VMMC_090722_377
Existing comment: More serious aviation efforts began in San Diego with the arrival of Glenn Curtiss in 1910. According to the San Diego Historical Society, his was "the first plane in America to be controlled by ailerons instead of the wing-warping used by the Wrights. It was also the first plane on wheels this side of the Atlantic."
With the encouragement of the Chamber of Commerce and cooperation of San Diego's most important landowner and businessman John D. Spreckels, Curtiss set up a flying school on North Island. The San Diego Aero Club, founded by another Chamber leader, DC Collier, located itself nearby. Both entities enjoyed the largess of Spreckels, who allowed them to use his property rent-free.
Curtiss trained many of the first military pilots at his school, and it was at North Island that he invested the seaplane, which first took off and landed on San Diego Bay. Although Curtiss left San Diego after Spreckels denied him the opportunity to purchase part of North Island for a permanent school, the magnate did allow the Army and later the Navy to establish training and patrol bases there, at least until such time that Spreckels planned to build a resort and luxury subdivision on the island.

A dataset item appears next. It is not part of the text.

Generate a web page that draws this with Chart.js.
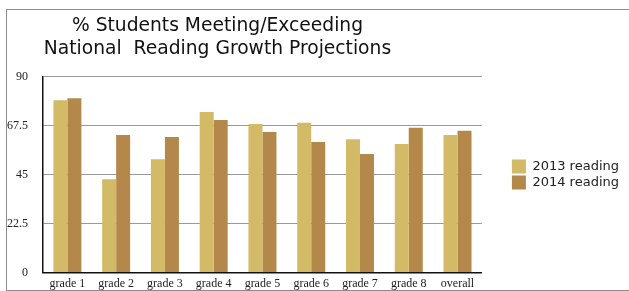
<!DOCTYPE html>
<html>
<head>
<meta charset="utf-8">
<script src="https://cdn.jsdelivr.net/npm/chart.js@4"></script>
<style>
  body { margin: 0; width: 629px; height: 291px; overflow: hidden; background: #fff; position: relative; }
  .frame { position: absolute; left: 6px; top: 9px; width: 640px; height: 280px; border: 1px solid #8c8c8c; border-right: none; }
  #myChart { position: absolute; left: -194px; top: 0; }
</style>
</head>
<body>
<div class="frame"></div>
<canvas id="myChart" width="824" height="295"></canvas>
<script>
const grades = ['grade 1', 'grade 2', 'grade 3', 'grade 4', 'grade 5', 'grade 6', 'grade 7', 'grade 8', 'overall'];
const reading2013 = [79.2, 42.9, 52.1, 73.8, 68.3, 68.8, 61.2, 59.1, 63.2];
const reading2014 = [80.1, 63.2, 62.3, 70.1, 64.6, 60.0, 54.5, 66.5, 65.1];
const yTicks = [0, 22.5, 45, 67.5, 90];
const titleLines = ['% Students Meeting/Exceeding', 'National  Reading Growth Projections'];

const data = {
  labels: grades,
  datasets: [{
    label: '2013 reading',
    backgroundColor: '#d3ba66',
    data: reading2013,
  }, {
    label: '2014 reading',
    backgroundColor: '#b4884b',
    data: reading2014,
  }]
};

const config = {
  type: 'bar',
  data: data,
  options: {
    responsive: false,
    animation: false,
    layout: { padding: { top: 0, right: 1, bottom: 0, left: 0 } },
    datasets: {
      bar: { categoryPercentage: 0.574, barPercentage: 1.0 }
    },
    scales: {
      x: {
        grid: { display: false, drawTicks: false },
        border: { color: '#111', width: 1.5 },
        ticks: { color: '#222', padding: 4, maxRotation: 0, font: { family: 'Liberation Serif', size: 12 } }
      },
      y: {
        min: 0,
        max: 90,
        afterFit: function(s){ s.width = 237; },
        afterBuildTicks: function(s){ s.ticks = yTicks.map(v => ({ value: v })); },
        grid: { color: '#9a9a9a', lineWidth: 1, drawTicks: false },
        border: { color: '#111', width: 1.5 },
        ticks: { color: '#222', padding: 15, font: { family: 'Liberation Serif', size: 12 } }
      },
      gap: {
        type: 'linear',
        position: 'right',
        grid: { display: false },
        border: { display: false },
        ticks: { display: false },
        afterFit: function(s){ s.width = 28; }
      }
    },
    plugins: {
      title: {
        display: true,
        text: titleLines,
        color: '#111',
        font: { family: 'DejaVu Sans', size: 18.7, weight: 'normal', lineHeight: 1.22 },
        padding: { top: 15, bottom: 16 }
      },
      legend: {
        position: 'right',
        align: 'center',
        fullSize: false,
        labels: {
          boxWidth: 14,
          boxHeight: 14,
          padding: 2,
          color: '#222',
          font: { family: 'DejaVu Sans', size: 13 }
        }
      },
      tooltip: { enabled: false }
    }
  }
};

const myChart = new Chart(
  document.getElementById('myChart'),
  config
);
</script>
</body>
</html>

Flying conditions were so good at North Island that the Army had increased its activities to the point that land and sky had become dangerously overcrowded by 1916. Both services wished to expand their operations, but now Spreckels wanted his property back for the sake of his planned real estate developments. Although Spreckels never denied the Army or Navy the use of his land, he did refuse the Navy Department's million-dollar offer in 1917 to take it off his hands. At that point, the Navy initiated condemnation proceedings, which closed in 1921 with a payment to Spreckels in excess of five million dollars.